Die aktuelle Inflation trifft Bürger mit geringen Einkommen besonders hart, vermutet Stefan Weick vom sozialwissenschaftlichen Institut Gesis-ZUMA in Mannheim. Aktuelle Zahlen für das Jahr 2008 liegen zwar noch nicht vor, aber Weick vertritt die Hypothese, „dass ärmere Menschen von der Preissteigerung relativ stärker betroffen sind als Wohlhabende“. Der Hintergrund: Wer wenig Geld hat, muss einen großen Teil davon für seine Grundversorgung ausgeben: Miete, Energie, Lebensmittel, Mobilität. Und gerade bei diesen Gütern und Dienstleistungen macht sich die gegenwärtige Preisentwicklung besonders bemerkbar. Nach Berechnungen des Rheinisch-Westfälischen Instituts für Wirtschaftsforschung (RWI) belastet diese Preisentwicklung besonders Geringverdiener und Familien mit Kindern. So ist der Einkommensanteil, den niedrig verdienende Vier-Personen-Haushalte für Benzin, Heizöl, Gas und Strom aufwenden, seit Jahresbeginn von gut 14 Prozent auf 18 Prozent gestiegen.

Ein Blick ins Haushaltsbuch des überschuldeten Peter Richter zeigt: Nach Abzug der Fixkosten bleibt ihm wenig Geld übrig. Von den pfändungsfreien 1.578 Euro zahlt Richter 700 Euro Miete, 100 Euro für zwei Nahverkehrstickets, 50 für Strom, 100 für Telefon, Internet und Fernsehen, für Gas 45 und für die Haftpflicht 15 Euro. Die Restsumme beträgt 568 Euro. Damit muss Richter sich und seinen Sohn einen Monat über die Runden bringen. Setzt man die Heizkostennachzahlung für 2007, umgerechnet auf zwölf Monatsraten, zu dieser Summe ins Verhältnis, so ergibt sich: Richter soll 48 Euro oder acht Prozent seines verbleibenden Einkommens zusätzlich für Strom entrichten. Mit anderen Worten: Die Preissteigerung beim Strom raubt ihm acht Prozent seiner restlichen Kaufkraft.

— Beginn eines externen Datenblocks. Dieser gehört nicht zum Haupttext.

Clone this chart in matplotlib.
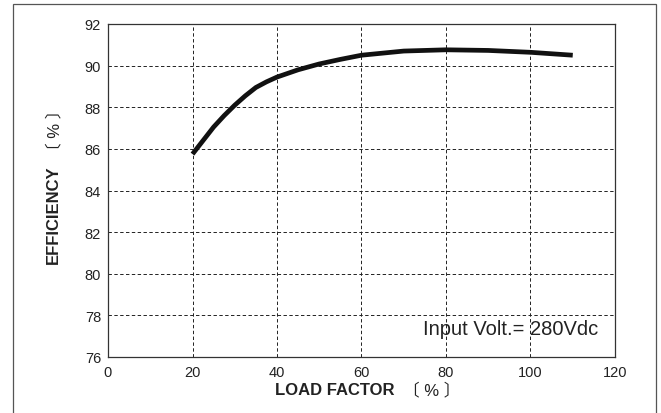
import matplotlib
matplotlib.use("Agg")
from matplotlib import pyplot as plt
from matplotlib.patches import Rectangle

# efficiency curve
load = [20, 22.5, 25, 27.5, 30, 32.5, 35, 37.5, 40, 45, 50, 55, 60, 70, 80, 90, 100, 110]
efficiency = [85.75, 86.4, 87.05, 87.6, 88.1, 88.55, 88.95, 89.22, 89.45, 89.8, 90.08, 90.3,
              90.5, 90.7, 90.76, 90.73, 90.64, 90.5]

x_ticks = [0, 20, 40, 60, 80, 100, 120]
y_ticks = [76, 78, 80, 82, 84, 86, 88, 90, 92]

plt.rcParams['font.family'] = ['Liberation Sans', 'Noto Sans CJK JP', 'DejaVu Sans']

fig = plt.figure(figsize=(6.61, 4.14), dpi=100)
ax = fig.add_axes([108 / 661, 56 / 414, 507 / 661, 333 / 414])

# outer frame round the whole chart
fig.patches.append(Rectangle((13 / 661, -0.02), 643 / 661, 1.0 - 5 / 414 + 0.02,
                             transform=fig.transFigure, fill=False,
                             edgecolor='#555555', linewidth=0.9))

ax.plot(load, efficiency, color='#111111', linewidth=3.4, solid_capstyle='butt')

ax.set_xlim(0, 120)
ax.set_ylim(76, 92)
ax.set_xticks(x_ticks)
ax.set_yticks(y_ticks)
ax.tick_params(length=0, labelsize=10.5, colors='#222222', pad=5)
ax.tick_params(axis='x', pad=6)

ax.grid(True, color='#222222', linestyle=(0, (3.5, 2.5)), linewidth=0.7)
for s in ax.spines.values():
    s.set_color('#333333')
    s.set_linewidth(0.9)

ax.text(0.966, 0.087, 'Input Volt.= 280Vdc', transform=ax.transAxes,
        ha='right', va='center', fontsize=14.5, color='#222222')

# axis labels: bold words, plain brackets
fig.text(335 / 661, 1 - 391 / 414, 'LOAD FACTOR', ha='center', va='center',
         fontsize=12, fontweight='bold', color='#222222')
fig.text(432 / 661, 1 - 390 / 414, '〔 % 〕', ha='center', va='center',
         fontsize=12, color='#222222')
fig.text(53 / 661, 1 - 215 / 414, 'EFFICIENCY', ha='center', va='center',
         rotation=90, fontsize=12, fontweight='bold', color='#222222')
fig.text(54 / 661, 1 - 130 / 414, '〔 % 〕', ha='center', va='center',
         rotation=90, fontsize=12, color='#222222')

fig.savefig('out.png', dpi=100)
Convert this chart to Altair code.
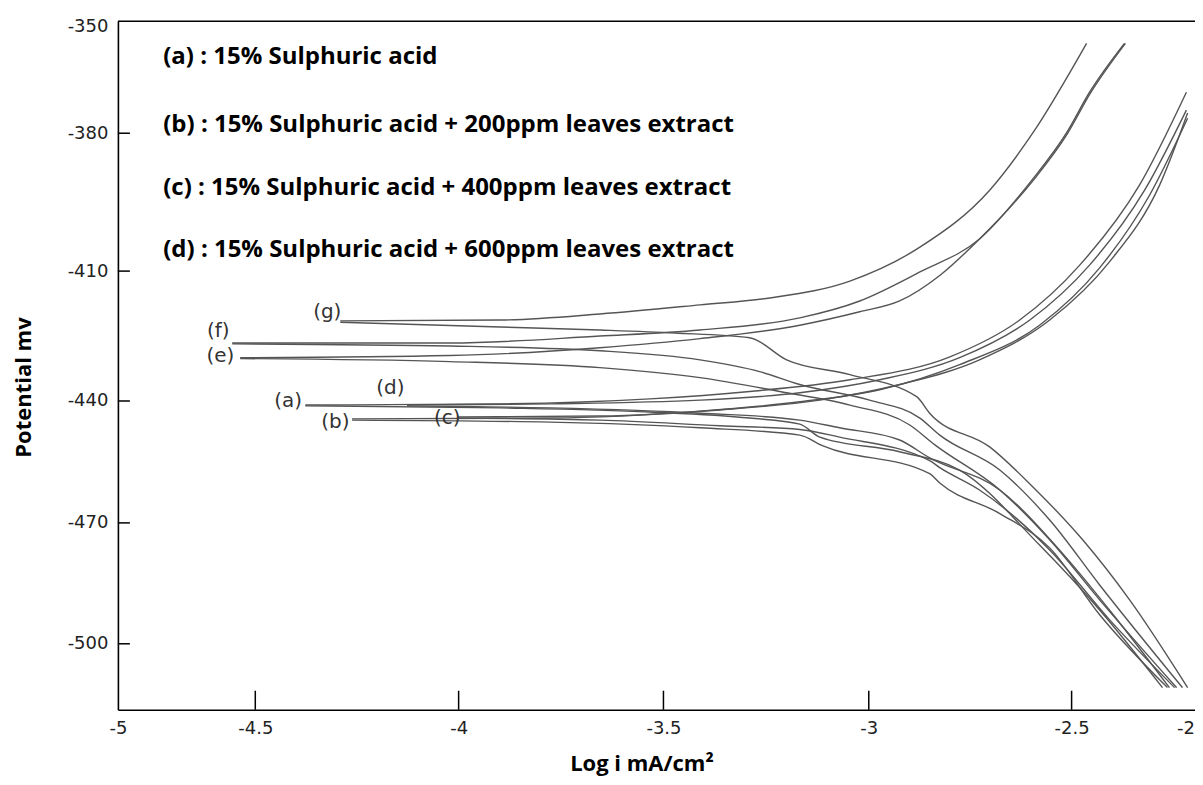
import altair as alt
import pandas as pd

# ---------------- data ----------------
x_tick_values = [-5, -4.5, -4, -3.5, -3, -2.5, -2]
y_tick_values = [-350, -380, -410, -440, -470, -500]

g_anodic_x = [-4.291, -3.899, -3.655, -3.411, -3.241, -3.046, -2.874, -2.702, -2.596, -2.439]
g_anodic_y = [-421.5, -421.3, -419.9, -417.8, -416.2, -412.3, -404.8, -392.4, -380.0, -355.9]
g_cathodic_x = [-4.291, -3.899, -3.655, -3.472, -3.290, -3.200, -3.046, -2.882, -2.850, -2.702, -2.596, -2.455, -2.264, -2.028]
g_cathodic_y = [-421.8, -422.9, -423.6, -424.3, -425.4, -430.5, -433.9, -439.0, -443.0, -451.3, -461.1, -474.2, -489.1, -510.9]

f_anodic_x = [-4.584, -4.021, -3.655, -3.411, -3.168, -3.022, -2.874, -2.727, -2.596, -2.513, -2.427, -2.285]
f_anodic_y = [-426.6, -426.6, -425.0, -423.6, -420.8, -416.9, -410.2, -403.0, -390.0, -380.0, -369.0, -355.9]
f_cathodic_x = [-4.584, -4.021, -3.655, -3.411, -3.266, -3.168, -2.998, -2.874, -2.825, -2.677, -2.554, -2.386, -2.049]
f_cathodic_y = [-426.8, -427.3, -428.4, -430.5, -433.2, -436.2, -439.8, -444.2, -448.4, -457.0, -469.3, -485.4, -510.9]

e_anodic_x = [-4.555, -4.021, -3.655, -3.411, -3.168, -3.022, -2.924, -2.825, -2.727, -2.594, -2.511, -2.423, -2.281]
e_anodic_y = [-430.0, -429.5, -427.7, -425.6, -422.5, -419.4, -416.9, -411.0, -403.0, -390.2, -380.2, -369.2, -355.9]
e_cathodic_x = [-4.555, -4.021, -3.655, -3.411, -3.217, -3.046, -2.899, -2.837, -2.677, -2.554, -2.386, -2.073]
e_cathodic_y = [-430.2, -430.9, -432.3, -434.6, -437.8, -441.0, -445.9, -450.8, -461.9, -474.2, -489.1, -510.9]

a_anodic_x = [-4.377, -3.899, -3.533, -3.290, -3.046, -2.800, -2.628, -2.467, -2.224, -2.033]
a_anodic_y = [-441.0, -440.7, -439.5, -437.8, -435.1, -429.8, -421.3, -408.7, -391.3, -369.0]
a_cathodic_x = [-4.377, -3.899, -3.533, -3.290, -3.168, -3.119, -2.924, -2.776, -2.579, -2.386, -2.130]
a_cathodic_y = [-441.2, -441.7, -442.7, -444.2, -445.7, -448.9, -452.5, -457.0, -475.5, -491.6, -510.9]

d_anodic_x = [-4.127, -3.777, -3.411, -3.168, -2.973, -2.776, -2.603, -2.427, -2.203, -2.033]
d_anodic_y = [-441.0, -440.7, -439.8, -438.1, -435.1, -430.0, -421.3, -408.7, -392.4, -373.8]
d_cathodic_x = [-4.127, -3.777, -3.411, -3.168, -3.071, -2.924, -2.850, -2.677, -2.530, -2.346, -2.102]
d_cathodic_y = [-441.2, -441.7, -443.0, -444.7, -446.6, -449.6, -454.0, -461.9, -476.7, -491.6, -510.9]

b_anodic_x = [-4.262, -3.777, -3.411, -3.168, -2.973, -2.776, -2.579, -2.386, -2.183, -2.028]
b_anodic_y = [-444.4, -444.2, -442.5, -440.2, -437.4, -431.6, -422.5, -409.3, -393.5, -376.0]
b_cathodic_x = [-4.262, -3.777, -3.411, -3.168, -3.113, -2.850, -2.825, -2.677, -2.554, -2.386, -2.110]
b_cathodic_y = [-444.7, -445.2, -446.6, -448.4, -451.0, -457.9, -460.2, -467.7, -476.2, -492.8, -510.9]

c_anodic_x = [-4.001, -3.655, -3.363, -3.119, -2.924, -2.727, -2.554, -2.346, -2.142, -2.028]
c_anodic_y = [-443.9, -443.7, -442.2, -439.8, -436.2, -430.5, -421.3, -408.0, -391.3, -374.6]
c_cathodic_x = [-4.001, -3.655, -3.363, -3.168, -3.071, -2.850, -2.825, -2.727, -2.554, -2.346, -2.081]
c_cathodic_y = [-444.2, -444.7, -446.1, -447.0, -448.9, -454.7, -456.4, -461.9, -476.7, -494.0, -510.9]

curve_labels = ["(g)", "(f)", "(e)", "(a)", "(d)", "(b)", "(c)"]
curve_label_x = [-4.323, -4.635, -4.627, -4.419, -4.168, -4.303, -4.028]
curve_label_y = [-419.5, -423.8, -429.5, -440.0, -437.0, -445.2, -444.2]

legend_lines = [
    "(a) : 15% Sulphuric acid",
    "(b) : 15% Sulphuric acid + 200ppm leaves extract",
    "(c) : 15% Sulphuric acid + 400ppm leaves extract",
    "(d) : 15% Sulphuric acid + 600ppm leaves extract",
]
legend_x = [-4.835, -4.835, -4.835, -4.835]
legend_y = [-359.6, -377.9, -392.0, -405.4]

# ---------------- assemble tables ----------------
series = {
    ("g", "anodic"): (g_anodic_x, g_anodic_y),
    ("g", "cathodic"): (g_cathodic_x, g_cathodic_y),
    ("f", "anodic"): (f_anodic_x, f_anodic_y),
    ("f", "cathodic"): (f_cathodic_x, f_cathodic_y),
    ("e", "anodic"): (e_anodic_x, e_anodic_y),
    ("e", "cathodic"): (e_cathodic_x, e_cathodic_y),
    ("a", "anodic"): (a_anodic_x, a_anodic_y),
    ("a", "cathodic"): (a_cathodic_x, a_cathodic_y),
    ("d", "anodic"): (d_anodic_x, d_anodic_y),
    ("d", "cathodic"): (d_cathodic_x, d_cathodic_y),
    ("b", "anodic"): (b_anodic_x, b_anodic_y),
    ("b", "cathodic"): (b_cathodic_x, b_cathodic_y),
    ("c", "anodic"): (c_anodic_x, c_anodic_y),
    ("c", "cathodic"): (c_cathodic_x, c_cathodic_y),
}
rows = []
for (name, branch), (xs, ys) in series.items():
    for i, (xv, yv) in enumerate(zip(xs, ys)):
        rows.append({"curve": name + "-" + branch, "order": i, "logi": xv, "pot": yv})
curves_df = pd.DataFrame(rows)

labels_df = pd.DataFrame({"label": curve_labels, "logi": curve_label_x, "pot": curve_label_y})
legend_df = pd.DataFrame({"text": legend_lines, "logi": legend_x, "pot": legend_y})
xticks_df = pd.DataFrame({"logi": x_tick_values[1:-1]})
yticks_df = pd.DataFrame({"pot": y_tick_values[1:]})
top_df = pd.DataFrame({"pot": [y_tick_values[0]]})

W, H = 1078, 689
x_scale = alt.Scale(domain=x_tick_values,
                    range=[0, 137.5, 341, 546, 751.5, 954.5, 1077.5],
                    nice=False, zero=False)
y_scale = alt.Scale(domain=[-516.4, -500, -470, -440, -410, -380, -350],
                    range=[689, 623, 502, 380, 250, 112, 0],
                    nice=False, zero=False)

X = alt.X("logi:Q", scale=x_scale,
          axis=alt.Axis(values=x_tick_values, title="Log i mA/cm²", ticks=False,
                        labelExpr="'' + datum.value",
                        labelAlign={"expr": "datum.value == -2 ? 'right' : 'center'"},
                        labelPadding=10, labelFont="DejaVu Sans", labelFontSize=18,
                        labelColor="#222222", labelFlush=False, labelOverlap=False,
                        titleFont="Open Sans", titleFontWeight="bold", titleFontSize=22,
                        titleColor="#000000",
                        titleX=524, titleY=66, titleBaseline="bottom"))
Y = alt.Y("pot:Q", scale=y_scale,
          axis=alt.Axis(values=y_tick_values, title="Potential  mv", ticks=False,
                        labelExpr="'' + datum.value",
                        labelOffset={"expr": "datum.value == -350 ? 5 : 0"},
                        labelPadding=10, labelFont="DejaVu Sans", labelFontSize=18,
                        labelColor="#222222", labelOverlap=False, labelFlush=False,
                        titleFont="Open Sans", titleFontWeight="bold", titleFontSize=22,
                        titleColor="#000000",
                        titleX=-94, titleY=366, titleAngle=270,
                        titleBaseline="middle", titleAlign="center"))

lines = alt.Chart(curves_df).mark_line(color="#555555", strokeWidth=1.4,
                                       interpolate="monotone").encode(
    x=X, y=Y, detail="curve:N", order="order:Q")

labels = alt.Chart(labels_df).mark_text(font="DejaVu Sans", fontSize=20,
                                        color="#333333").encode(
    x=alt.X("logi:Q", scale=x_scale), y=alt.Y("pot:Q", scale=y_scale), text="label:N")

legend = alt.Chart(legend_df).mark_text(font="Open Sans", fontSize=24, fontWeight="bold",
                                        align="left", baseline="middle",
                                        color="#000000").encode(
    x=alt.X("logi:Q", scale=x_scale), y=alt.Y("pot:Q", scale=y_scale), text="text:N")

xticks = alt.Chart(xticks_df).mark_rule(color="#000000", strokeWidth=1.5).encode(
    x=alt.X("logi:Q", scale=x_scale), y=alt.value(H), y2=alt.value(H - 19))
yticks = alt.Chart(yticks_df).mark_rule(color="#000000", strokeWidth=1.5).encode(
    y=alt.Y("pot:Q", scale=y_scale), x=alt.value(0), x2=alt.value(12))
top = alt.Chart(top_df).mark_rule(color="#000000", strokeWidth=1.6).encode(
    y=alt.Y("pot:Q", scale=y_scale), x=alt.value(0), x2=alt.value(W))

chart = alt.layer(lines, labels, legend, xticks, yticks, top).properties(
    width=W, height=H,
    autosize=alt.AutoSizeParams(type="none"),
    padding={"left": 110, "top": 13, "right": 0, "bottom": 67},
).configure_view(stroke=None).configure_axis(
    domainColor="#000000", domainWidth=1.6, grid=False
)

chart.save("out.html", embed_options={"renderer": "svg", "actions": False})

„Das ist das geballte Problem der Inflation“, sagt Schuldnerberater Wiedenhaupt, „und diese Fälle sind erst der Anfang. Die große Welle kommt nächstes Jahr“. Dann rechnen die Hausbesitzer die drastischen Preissteigerungen für die Energie ab, die im Jahr 2008 verbraucht wurde.

Hinzu kommen Preissteigerungen, die in der Öffentlichkeit bislang kaum eine Rolle spielen. Nach Angaben des Statistischen Bundesamtes erhöhten sich die Kosten für Bildung innerhalb des vergangenen Jahres um durchschnittlich 5,9 Prozent. Die Ursache ist vor allem, dass mehrere Bundesländer Studiengebühren einführten. Wer schulpflichtige Kinder hat und gleichzeitig über wenig Geld verfügt, gerät aber auch aus einem anderen Grund in die Bredouille: Viele Städte verlangen inzwischen 50 Euro oder mehr Büchergeld pro Kind und Schuljahr. Zusätzlich kostet das Mittagessen im Hort Extragebühren, die Klassenkasse will gespeist werden, und auch Ausflüge ins Museum sind nicht billig. Da können schnell 30 Euro im Monat zusätzlich zusammenkommen.